Diviso in tre atti che rappresentano tre diverse età della vita delle protagoniste, Le sorelle Macaluso di Emma Dante elegge lo scorrere del tempo come suo tema principe, ma ripiegandosi però troppo insistentemente nella sua stessa struttura di rimandi - fatta di oggetti dal forte potere simbolico che ritornano ciclicamente, di gesti ripetuti e di vere e proprie apparizioni di personaggi del passato - perde tutta la sua raffinatezza iniziale.

Perché se c’è qualcosa di davvero meraviglioso e che stupisce di Le sorelle Macaluso è il suo forte potere evocativo, la sua capacità di raccontare un mondo familiare e al tempo stesso del singolo personaggio: e lo fa soprattutto nel lavoro sulle singole scene, in quello della messa nello spazio dei personaggi e della ricerca della significatività dei gesti. Tutto questo lavoro esplode nella sua vividezza soprattutto nella parte dell’infanzia, dove si cominciano a intrecciare i fili della trama e dove si presentano i personaggi, e che quindi risulta ancora più potente nell’essere una perfetta costruzione del mondo della storia. Ma appena si esce dalle singole scene e si ragiona sui tempi lunghi, appena si svela il collante che lega i tre atti e le cinque vite, la storia sembra veramente interrompersi, lasciandoci con tanta partecipazione emotiva da spendere ma con nessun modo in cui poterla usare.

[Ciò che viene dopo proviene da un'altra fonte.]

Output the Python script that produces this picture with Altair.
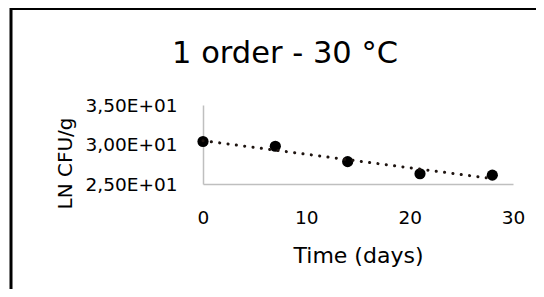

Nonostante questo e l’uso a tratti invasivo della musica (che trasforma il film quasi in un musical, cambiandone improvvisamente il registro), Emma Dante dichiara a gran voce la sua istanza narrativa, e lo fa attraverso l’identificazione e personificazione con la casa. Ripresa con oggettive irreali che la osservano dal soffitto quando non ci sono personaggi in campo oppure guardata a lungo, staccando tardi, anche quando i personaggi sono usciti di scena, la casa diventa una presenza viva e la sesta sorella Macaluso, che è lì per dire alle altre sorelle e allo spettatore che il tempo passa per tutti - e che anche il ricordo non può essere eterno.

Di Emma Dante, con Le sorelle Macaluso, sembra avere visto davvero troppo poco. Ma in quei brevi stralci di estremo realismo si intravede tutto il potenziale che forse, con una struttura diversa, avrebbe avuto modo di esplodere nella sua vera forza.